- _Problem to solve_
Return the whole listing, line for line, without the pictures in it.
::: Provided data :::
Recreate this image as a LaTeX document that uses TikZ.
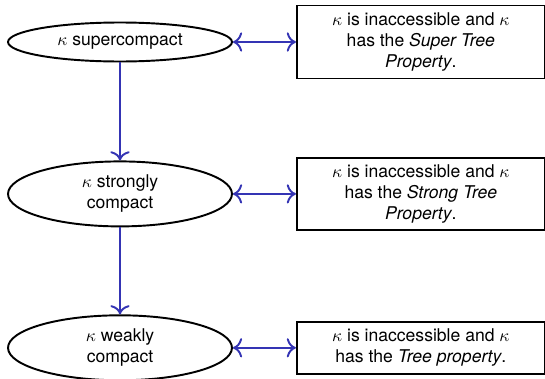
\documentclass[tikz,border=0pt]{standalone}
\usepackage{fontspec}
\setsansfont{TeX Gyre Heros}
\usetikzlibrary{arrows.meta,positioning,shapes.geometric}
\definecolor{ink}{HTML}{000000}
\definecolor{linkblue}{HTML}{3434B4}
\tikzset{
  cardinal/.style={draw=ink, ellipse, line width=1.1pt, align=center, minimum width=4.48cm, inner sep=1pt, font=\sffamily},
  property/.style={draw=ink, rectangle, line width=1.1pt, align=center, minimum width=4.96cm, inner sep=2.5pt, font=\sffamily},
  implies/.style={-{To[scale=1.3]}, line width=1.1pt, draw=linkblue},
  equiv/.style={{To[scale=1.3]}-{To[scale=1.3]}, line width=1.1pt, draw=linkblue}
}

\begin{document}
\begin{tikzpicture}[x=0.02cm, y=-0.02cm]
  \useasboundingbox (0,0) rectangle (545,379);

  \node[cardinal, minimum height=0.78cm] (sc) at (120,42) {$\kappa$ supercompact};
  \node[cardinal, minimum height=1.3cm, below=1.96cm of sc] (stc) {$\kappa$ strongly\\compact};
  \node[cardinal, minimum height=1.3cm, below=1.74cm of stc] (wc) {$\kappa$ weakly\\compact};

  \node[property, minimum height=1.46cm, right=1.26cm of sc] (stp) {$\kappa$ is inaccessible and $\kappa$\\has the \textit{Super Tree}\\\textit{Property}.};
  \node[property, minimum height=1.44cm, right=1.26cm of stc] (sgtp) {$\kappa$ is inaccessible and $\kappa$\\has the \textit{Strong Tree}\\\textit{Property}.};
  \node[property, minimum height=1.04cm, right=1.26cm of wc] (tp) {$\kappa$ is inaccessible and $\kappa$\\has the \textit{Tree property}.};

  \draw[implies] (sc) -- (stc);
  \draw[implies] (stc) -- (wc);
  \draw[equiv] (sc) -- (stp);
  \draw[equiv] (stc) -- (sgtp);
  \draw[equiv] (wc) -- (tp);
\end{tikzpicture}
\end{document}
:::
- _Solution below_
Recreate this image as a LaTeX document that uses TikZ.
\documentclass[tikz,border=0pt]{standalone}
\usepackage{fontspec}
\setsansfont{TeX Gyre Heros}
\usetikzlibrary{arrows.meta,positioning,shapes.geometric}
\definecolor{ink}{HTML}{000000}
\definecolor{linkblue}{HTML}{3434B4}
\tikzset{
  cardinal/.style={draw=ink, ellipse, line width=1.1pt, align=center, minimum width=4.48cm, inner sep=1pt, font=\sffamily},
  property/.style={draw=ink, rectangle, line width=1.1pt, align=center, minimum width=4.96cm, inner sep=2.5pt, font=\sffamily},
  implies/.style={-{To[scale=1.3]}, line width=1.1pt, draw=linkblue},
  equiv/.style={{To[scale=1.3]}-{To[scale=1.3]}, line width=1.1pt, draw=linkblue}
}

\begin{document}
\begin{tikzpicture}[x=0.02cm, y=-0.02cm]
  \useasboundingbox (0,0) rectangle (545,379);

  \node[cardinal, minimum height=0.78cm] (sc) at (120,42) {$\kappa$ supercompact};
  \node[cardinal, minimum height=1.3cm, below=1.96cm of sc] (stc) {$\kappa$ strongly\\compact};
  \node[cardinal, minimum height=1.3cm, below=1.74cm of stc] (wc) {$\kappa$ weakly\\compact};

  \node[property, minimum height=1.46cm, right=1.26cm of sc] (stp) {$\kappa$ is inaccessible and $\kappa$\\has the \textit{Super Tree}\\\textit{Property}.};
  \node[property, minimum height=1.44cm, right=1.26cm of stc] (sgtp) {$\kappa$ is inaccessible and $\kappa$\\has the \textit{Strong Tree}\\\textit{Property}.};
  \node[property, minimum height=1.04cm, right=1.26cm of wc] (tp) {$\kappa$ is inaccessible and $\kappa$\\has the \textit{Tree property}.};

  \draw[implies] (sc) -- (stc);
  \draw[implies] (stc) -- (wc);
  \draw[equiv] (sc) -- (stp);
  \draw[equiv] (stc) -- (sgtp);
  \draw[equiv] (wc) -- (tp);
\end{tikzpicture}
\end{document}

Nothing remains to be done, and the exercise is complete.